By Kevin Kriedemann
By Kevin Kriedemann
London – In this week’s episode of Talk To Al Jazeera, award-winning Algerian author and former military officer Yasmina Khadra discusses the Charlie Hebdoattack with Jacky Rowland.
The Kouachi brothers – the gunmen – were born in France to Algerian immigrant parents, but Khadra says discussions of the terrorist’s nationality are irrelevant. “For me, the murder doesn’t have an identity. It doesn’t have a nationality. It is characterised, it is identified by its wrongdoing. So I shouldn’t suddenly have to feel guilty because he’s Algerian. We’ve got to stop making this link that shouldn’t exist between where a murderer comes from and his act. We have to focus on the act, and nothing more.”
Khadra says the Charlie Hebdo attack affected him personally. “I was shocked,” he says. “Even if I’m Algerian, even if I’m from a country where 200,000 people died, where we went through a horribly dark time, we’re still shocked by the attack. Because each organised murder reminds us a little of what we lived through here in Algeria, and it’s natural that no-one can get used to that atrocity.”
Khadra reminds Rowland that Algeria was the first victim of extremist Islamic terrorism, with an armed conflict that began in 1991. “Algeria has lost more journalists than the rest of the world put together, you know?” he says, referring to the assassination of over 70 journalists during The Algerian Civil War. “So I don’t have the right to be Charlie. I can only invite Charlie to join the rest of us. Because we were the first victims, and when Algeria lived through its tragedy, it was completely isolated from the world; no-one was interested, and our heroes were passed off as assassins, as criminals. In the 2000s, they used to say that Algeria didn’t have any terrorists, that it was the military that killed people, and I still pay for having defended the truth.”
Khadra criticises the media’s focus on the terrorists’ religion. “The murderers were born in France; they were brought up in France; they are, to a certain extent, the children of France – they are not the children of Islam.”

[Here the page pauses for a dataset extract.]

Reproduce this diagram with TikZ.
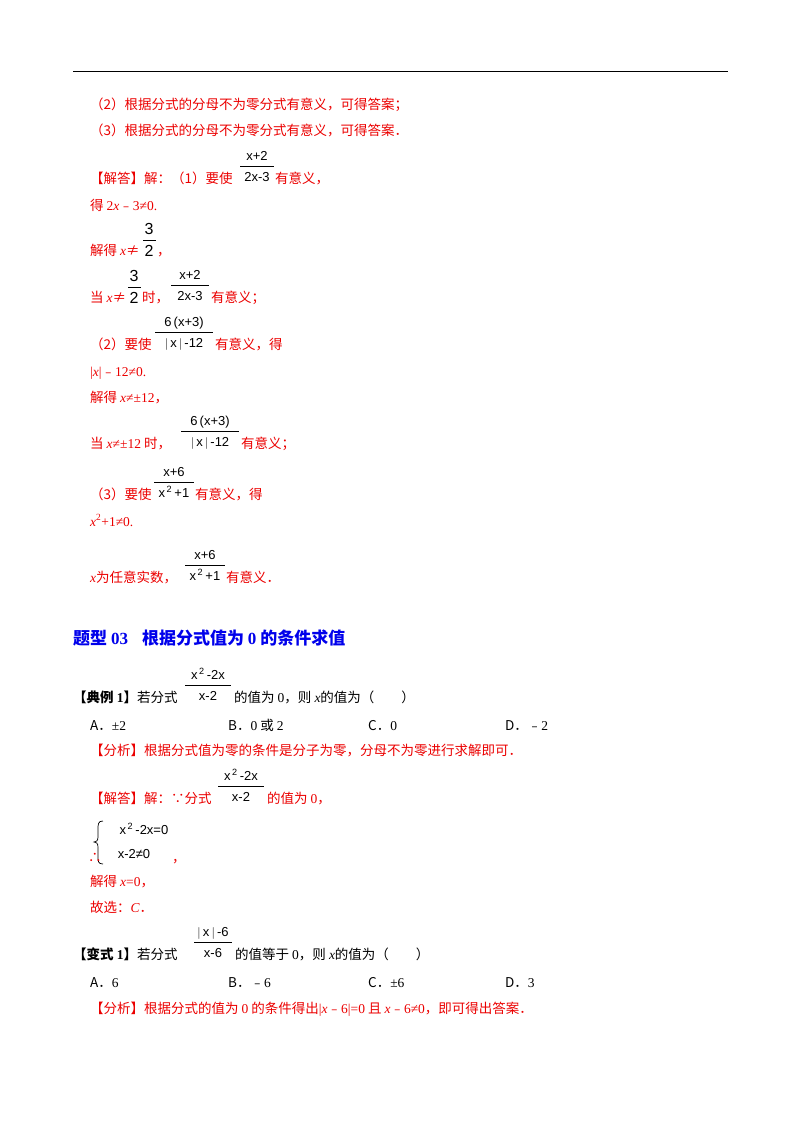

“The only way we can fight against this plague is by isolating it,” he argues. “We must isolate it completely from what it is doing; stop associating it with a community it pretends to defend, or a religion it pretends to embody. A god doesn’t need to be defended by mortals. It’s God. How could He appoint mortals – venerable, miserable, poor beings – to defend him? We’re a little in the absurd. We’re living in absurdity at its most impure.”
Khadra says we’re living through “a battle of extremes… On one side, in France, for example, freedom of speech is sacred. On the other, for all those who believe, religion is sacred. And of course, both are right to defend their values. But both are wrong to impose their values upon others.”
He says that, contrary to the stereotype of Islamic men in the mainstream media and Hollywood, “Most Muslim men are brave, generous, welcoming, they express love, they are brotherly, and I can’t see how one can allow oneself to limit a Muslim nation to a few thousand people who are misled.”
He argues strongly for the importance of multiculturalism. “We’re always scared of multiculturalism – I think it’s the future of humanity. I’m multicultural. I know about Western culture, Eastern culture, Arabic Berber culture, because I’m Berber too. I’m Algerian – and this is how I try to understand my era… I’ve always said in my books, he who lives his life fully is he who knows how to live, who can love a part of each religion and a song from each folklore. And this is how we are really human beings. If not, we stay French, we stay Algerian, we stay Qatari, and we will never know how to be human.”
Khadra also discusses his work, politics, freedom of speech, and why no one wants to listen to the truth today.